- Requirement: The lines from the beginning of the records below through the one holding "const axisY = 465;" are to be copied exactly; leave the pictures out.

---------- Supplied entries ----------

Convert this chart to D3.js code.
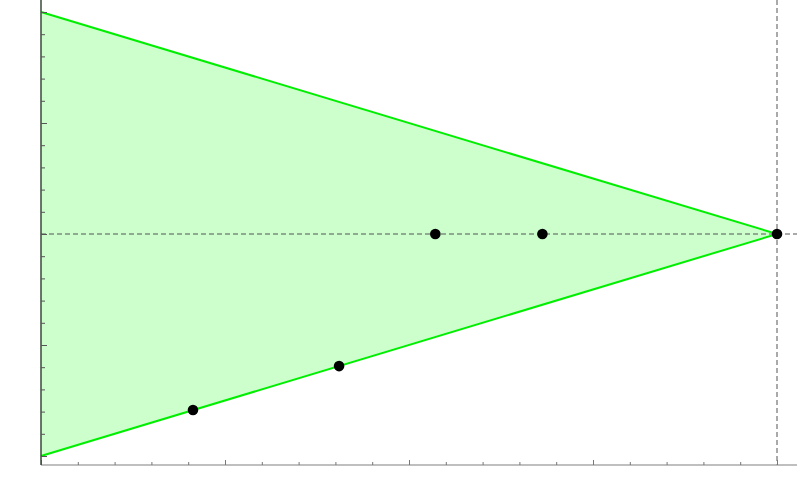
<!DOCTYPE html>
<html><head><meta charset="utf-8">
<script src="https://cdn.jsdelivr.net/npm/d3@7"></script>
<style>body{margin:0;background:#fff}svg{display:block}</style>
</head><body>
<svg id="c" width="797" height="494"></svg>
<script>
// Data
const triangle = [[0, 1], [4, 0], [0, -1]];        // cone region vertices
const upperLine = [[0, 1], [4, 0]];
const lowerLine = [[0, -1], [4, 0]];
const pointsX = [0.826, 1.62, 2.143, 2.725, 4];
const pointsY = [-0.793, -0.595, 0, 0, 0];
const xTicks = d3.range(0, 4.0001, 0.2).map(v => +v.toFixed(1));
const yTicks = d3.range(-1, 1.0001, 0.1).map(v => +v.toFixed(1));
const xMajor = [0, 1, 2, 3, 4];
const yMajor = [-1, -0.5, 0, 0.5, 1];

const W = 797, H = 494;
const svg = d3.select("#c");
const x = d3.scaleLinear().domain([0, 4]).range([41, 777]);
const y = d3.scaleLinear().domain([-1, 1]).range([456, 12]);
const axisY = 465;

// fill
svg.append("path")
  .attr("d", d3.line().x(d => x(d[0])).y(d => y(d[1]))(triangle) + "Z")
  .attr("fill", "#ccffcc");

// dashed reference lines
svg.append("line").attr("x1", x(0)).attr("x2", W).attr("y1", y(0)).attr("y2", y(0))
  .attr("stroke", "#555").attr("stroke-width", 1).attr("stroke-dasharray", "5,3");
svg.append("line").attr("x1", x(4)).attr("x2", x(4)).attr("y1", 0).attr("y2", axisY)
  .attr("stroke", "#555").attr("stroke-width", 1).attr("stroke-dasharray", "5,3");

// boundary lines
const ln = d3.line().x(d => x(d[0])).y(d => y(d[1]));
[upperLine, lowerLine].forEach(l => svg.append("path").attr("d", ln(l))
  .attr("fill", "none").attr("stroke", "#00ee00").attr("stroke-width", 2));

// x axis
const xa = svg.append("g").attr("transform", `translate(0,${axisY})`)
  .call(d3.axisTop(x).tickValues(xTicks).tickFormat("").tickSize(3).tickSizeOuter(0));
xa.select(".domain").attr("d", `M${x(0)},0H${W}`).attr("stroke", "#aaa").attr("stroke-width", 1.5);
xa.selectAll(".tick line").attr("stroke", "#777")
  .attr("y2", d => xMajor.includes(d) ? -5 : -3);

// y axis
const ya = svg.append("g").attr("transform", `translate(${x(0)},0)`)
  .call(d3.axisRight(y).tickValues(yTicks).tickFormat("").tickSize(4).tickSizeOuter(0));
ya.select(".domain").attr("d", `M0,0V${axisY}`).attr("stroke", "#3a4a3a").attr("stroke-width", 1.5);
ya.selectAll(".tick line").attr("stroke", "#555").attr("x2", d => yMajor.includes(d) ? 6 : 4);

// points
svg.append("g").selectAll("circle").data(pointsX.map((v, i) => [v, pointsY[i]]))
  .join("circle").attr("cx", d => x(d[0])).attr("cy", d => y(d[1])).attr("r", 5.3)
  .attr("fill", "#000");
</script>
</body></html>
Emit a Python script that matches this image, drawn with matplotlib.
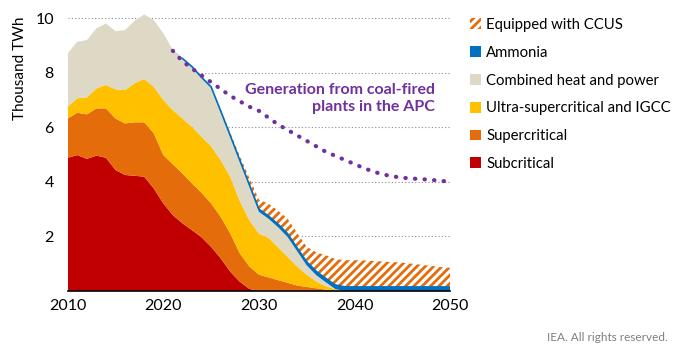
import matplotlib
matplotlib.use("Agg")
import matplotlib.pyplot as plt
from matplotlib.patches import Patch
import numpy as np

years = list(range(2010, 2051))

subcritical = [4.88, 4.98, 4.84, 4.96, 4.88, 4.43, 4.25, 4.22, 4.19, 3.76,
               3.21, 2.78, 2.48, 2.23, 1.97, 1.62, 1.20, 0.71, 0.34, 0.08,
               0.0] + [0.0] * 20
supercritical = [1.44, 1.55, 1.63, 1.73, 1.81, 1.89, 1.89, 1.96, 1.99, 2.02,
                 1.77, 1.86, 1.83, 1.71, 1.63, 1.59, 1.52, 1.40, 1.04, 0.82,
                 0.60, 0.50, 0.40, 0.30, 0.20, 0.15, 0.10, 0.05, 0.02] + [0.0] * 12
ultra_igcc = [0.43, 0.53, 0.62, 0.73, 0.86, 1.07, 1.22, 1.43, 1.59, 1.70,
              2.02, 1.99, 2.01, 2.08, 2.05, 2.09, 2.08, 2.08, 1.92, 1.70,
              1.50, 1.45, 1.20, 0.95, 0.70, 0.45, 0.25, 0.13, 0.04] + [0.0] * 12
chp = [1.96, 2.07, 2.10, 2.20, 2.25, 2.13, 2.20, 2.29, 2.36, 2.45,
       2.44, 2.20, 2.18, 2.17, 2.15, 2.14, 1.75, 1.46, 1.44, 1.23,
       0.80, 0.70, 0.74, 0.73, 0.56, 0.34, 0.23, 0.14, 0.01] + [0.0] * 12
ammonia = [0.0] * 12 + [0.02, 0.03, 0.03, 0.04, 0.05, 0.05, 0.06, 0.07,
                        0.10, 0.10, 0.11, 0.12, 0.12, 0.13, 0.14, 0.14, 0.15] + [0.15] * 12
ccus = [0.0] * 16 + [0.05, 0.10, 0.15, 0.25,
                     0.35, 0.45, 0.50, 0.55, 0.55, 0.55, 0.70, 0.85, 0.95, 0.98,
                     0.98, 0.97, 0.95, 0.93, 0.91, 0.89, 0.85, 0.81, 0.77, 0.73,
                     0.70]

apc_years = list(range(2021, 2051))
apc = [8.80, 8.42, 8.15, 7.90, 7.65, 7.40, 7.15, 6.95, 6.75, 6.60,
       6.35, 6.10, 5.90, 5.70, 5.50, 5.30, 5.10, 4.95, 4.80, 4.65,
       4.50, 4.37, 4.27, 4.20, 4.15, 4.12, 4.10, 4.07, 4.04, 4.00]

labels = ["Subcritical", "Supercritical", "Ultra-supercritical and IGCC",
          "Combined heat and power", "Ammonia", "Equipped with CCUS"]
colors = ["#C00000", "#E46C0A", "#FFC000", "#DDD9C4", "#0070C0", "#E46C0A"]

plt.rcParams["font.family"] = ["Lato", "DejaVu Sans"]
plt.rcParams["hatch.linewidth"] = 2.0

fig = plt.figure(figsize=(6.78, 3.53), dpi=100)
ax = fig.add_axes([0.0999, 0.1756, 0.5639, 0.812])

layers = [subcritical, supercritical, ultra_igcc, chp, ammonia]
ax.stackplot(years, layers, colors=colors[:5], linewidth=0)
base = np.sum(layers, axis=0)

# ammonia edge only where it exists
first = int(np.argmax(np.array(ammonia) > 0))
ax.plot(years[first:], base[first:], color="#0070C0", linewidth=1.2)
ax.fill_between(years, base, base + np.array(ccus), facecolor="white",
                edgecolor="#E46C0A", hatch="////", linewidth=0)

ax.plot(apc_years, apc, color="#7030A0", linewidth=3, linestyle=(0, (0.1, 2.2)),
        dash_capstyle="round")
ax.text(2048.4, 7.05, "Generation from coal-fired\nplants in the APC", color="#7030A0",
        fontsize=11.5, fontweight="bold", ha="right", va="center", linespacing=1.25)

ax.set_xlim(2010, 2050)
ax.set_ylim(0, 10.5)
ax.set_xticks([2010, 2020, 2030, 2040, 2050])
ax.set_yticks([2, 4, 6, 8, 10])
ax.yaxis.grid(True, color="#8c8c8c", linestyle=(0, (1, 2)), linewidth=0.8)
ax.set_axisbelow(True)
for s in ["top", "right", "left"]:
    ax.spines[s].set_visible(False)
ax.spines["bottom"].set_color("black")
ax.spines["bottom"].set_linewidth(1.2)
ax.spines["bottom"].set_zorder(5)
ax.tick_params(axis="both", length=0, labelsize=11.5)
ax.tick_params(axis="y", pad=10)
ax.tick_params(axis="x", pad=6)

fig.text(0.03, 0.807, "Thousand TWh", rotation=90, ha="center", va="center", fontsize=11)

handles = [Patch(facecolor="white", edgecolor="#E46C0A", hatch="////", linewidth=0)]
handles += [Patch(facecolor=c, linewidth=0) for c in colors[4::-1]]
leg_labels = [labels[5]] + labels[4::-1]
ax.legend(handles, leg_labels, loc="upper left", bbox_to_anchor=(0.684, 0.966),
          bbox_transform=fig.transFigure, frameon=False, fontsize=10.7,
          handlelength=0.75, handleheight=0.75, handletextpad=0.35,
          labelspacing=0.93, borderaxespad=0)

fig.text(0.985, 0.045, "IEA. All rights reserved.", ha="right", va="center",
         fontsize=8.5, color="#7f7f7f")

fig.savefig("out.png", dpi=100)
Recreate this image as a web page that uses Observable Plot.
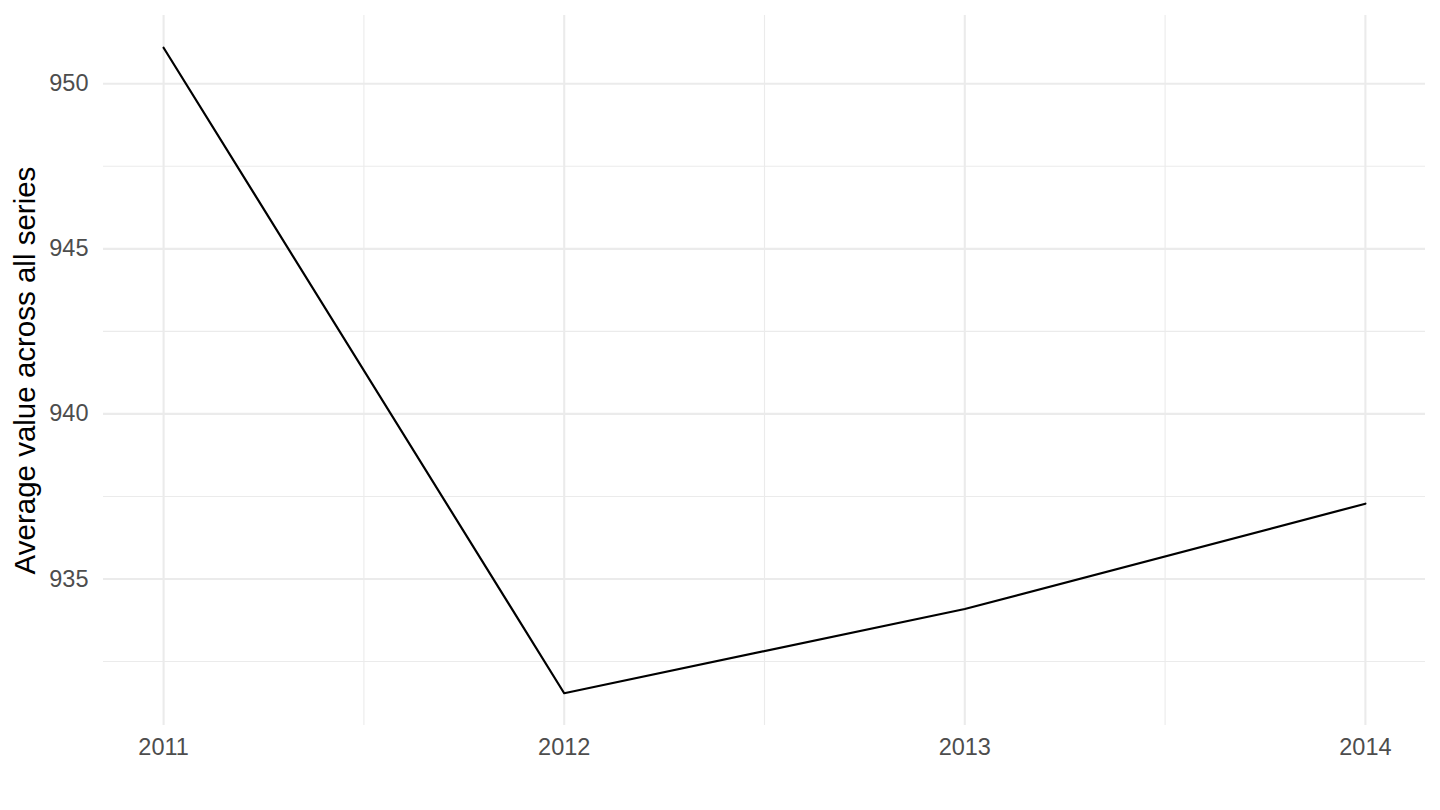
<!DOCTYPE html>
<html>
<head>
<meta charset="utf-8">
<script src="https://cdn.jsdelivr.net/npm/d3@7"></script>
<script src="https://cdn.jsdelivr.net/npm/@observablehq/plot@0.6"></script>
<style>
  html, body { margin: 0; padding: 0; background: #fff; }
  #chart svg { display: block; }
</style>
</head>
<body>
<div id="chart"></div>
<script>
const years = [2011, 2012, 2013, 2014];
const values = [951.09, 931.54, 934.09, 937.28];
const yMajor = [935, 940, 945, 950];
const yMinor = [932.5, 937.5, 942.5, 947.5];
const xMajor = [2011, 2012, 2013, 2014];
const xMinor = [2011.5, 2012.5, 2013.5];
const yTitle = "Average value across all series";

const data = years.map((y, i) => ({year: y, value: values[i]}));
const yMin = d3.min(values), yMax = d3.max(values);
const yPad = (yMax - yMin) * 0.05;
const xPad = (d3.max(years) - d3.min(years)) * 0.05;

const chart = Plot.plot({
  width: 1440,
  height: 810,
  marginLeft: 103,
  marginRight: 15,
  marginTop: 15,
  marginBottom: 85,
  style: {fontFamily: "'Liberation Sans', Arial, sans-serif", background: "#fff"},
  x: {domain: [d3.min(years) - xPad, d3.max(years) + xPad]},
  y: {domain: [yMin - yPad, yMax + yPad]},
  marks: [
    Plot.ruleY(yMinor, {stroke: "#ebebeb", strokeWidth: 1.1}),
    Plot.ruleX(xMinor, {stroke: "#ebebeb", strokeWidth: 1.1}),
    Plot.ruleY(yMajor, {stroke: "#ebebeb", strokeWidth: 2.1}),
    Plot.ruleX(xMajor, {stroke: "#ebebeb", strokeWidth: 2.1}),
    Plot.axisX({ticks: xMajor, tickFormat: d => String(d), tickSize: 0, tickPadding: 13, fontSize: 23.5, color: "#4d4d4d", label: null}),
    Plot.axisY({ticks: yMajor, tickFormat: d => String(d), tickSize: 0, tickPadding: 15, fontSize: 23.5, color: "#4d4d4d", label: null}),
    Plot.text([yTitle], {frameAnchor: "left", textAnchor: "middle", dx: -78, rotate: -90, fontSize: 29.5, fill: "#000", text: d => d}),
    Plot.line(data, {x: "year", y: "value", stroke: "#000", strokeWidth: 2.2})
  ]
});
document.getElementById("chart").appendChild(chart);
</script>
</body>
</html>
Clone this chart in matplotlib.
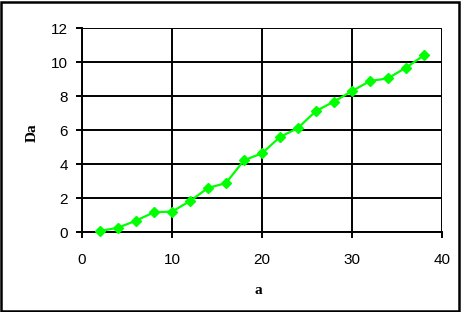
import matplotlib
matplotlib.use("Agg")
import matplotlib.pyplot as plt
from matplotlib.patches import Rectangle

a = [2, 4, 6, 8, 10, 12, 14, 16, 18, 20, 22, 24, 26, 28, 30, 32, 34, 36, 38]
Da = [0.06, 0.25, 0.67, 1.16, 1.20, 1.82, 2.59, 2.88, 4.22, 4.63, 5.59, 6.12,
      7.12, 7.67, 8.29, 8.88, 9.04, 9.67, 10.39]
xticks = [0, 10, 20, 30, 40]
yticks = [0, 2, 4, 6, 8, 10, 12]

W, H = 461, 312
fig = plt.figure(figsize=(W / 100, H / 100), dpi=100)
fig.patch.set_facecolor("white")
fig.patches.append(Rectangle((1.0 / W, 1.5 / H), 1 - 3.0 / W, 1 - 3.0 / H,
                             transform=fig.transFigure, fill=False,
                             edgecolor="black", linewidth=1.8))

ax = fig.add_axes([82 / W, (H - 232) / H, 360 / W, 204 / H])
ax.plot(a, Da, color="#00ff00", linewidth=1.6, marker="D", markersize=5.5,
        markeredgecolor="#00ff00", markerfacecolor="#00ff00", zorder=3, clip_on=False)
ax.set_xlim(0, 40)
ax.set_ylim(0, 12)
ax.set_xticks(xticks)
ax.set_yticks(yticks)
ax.grid(True, color="black", linewidth=1.4)
for s in ["top", "right"]:
    ax.spines[s].set_visible(False)
for s in ["left", "bottom"]:
    ax.spines[s].set_linewidth(1.4)
ax.tick_params(direction="out", length=4, width=1.4, labelsize=11,
               colors="black")
ax.tick_params(axis="x", pad=11)
ax.tick_params(axis="y", pad=6)
for lbl in ax.get_xticklabels() + ax.get_yticklabels():
    lbl.set_fontfamily("Liberation Sans")

fig.text(258 / W, 1 - 290 / H, "a", fontfamily="Liberation Serif",
         fontweight="bold", fontsize=11, ha="center", va="center")
fig.text(32 / W, 1 - 133 / H, "Da", fontfamily="Liberation Serif",
         fontweight="bold", fontsize=11, ha="center", va="center", rotation=90)

fig.savefig("out.png", dpi=100)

----------

- Exercise response:
Convert this chart to D3.js code.
<!DOCTYPE html>
<html><head><meta charset="utf-8">
<script src="https://cdn.jsdelivr.net/npm/d3@7"></script>
<style>body{margin:0;background:#fff}svg{display:block}</style>
</head><body>
<svg id="c" width="797" height="494"></svg>
<script>
// Data
const triangle = [[0, 1], [4, 0], [0, -1]];        // cone region vertices
const upperLine = [[0, 1], [4, 0]];
const lowerLine = [[0, -1], [4, 0]];
const pointsX = [0.826, 1.62, 2.143, 2.725, 4];
const pointsY = [-0.793, -0.595, 0, 0, 0];
const xTicks = d3.range(0, 4.0001, 0.2).map(v => +v.toFixed(1));
const yTicks = d3.range(-1, 1.0001, 0.1).map(v => +v.toFixed(1));
const xMajor = [0, 1, 2, 3, 4];
const yMajor = [-1, -0.5, 0, 0.5, 1];

const W = 797, H = 494;
const svg = d3.select("#c");
const x = d3.scaleLinear().domain([0, 4]).range([41, 777]);
const y = d3.scaleLinear().domain([-1, 1]).range([456, 12]);
const axisY = 465;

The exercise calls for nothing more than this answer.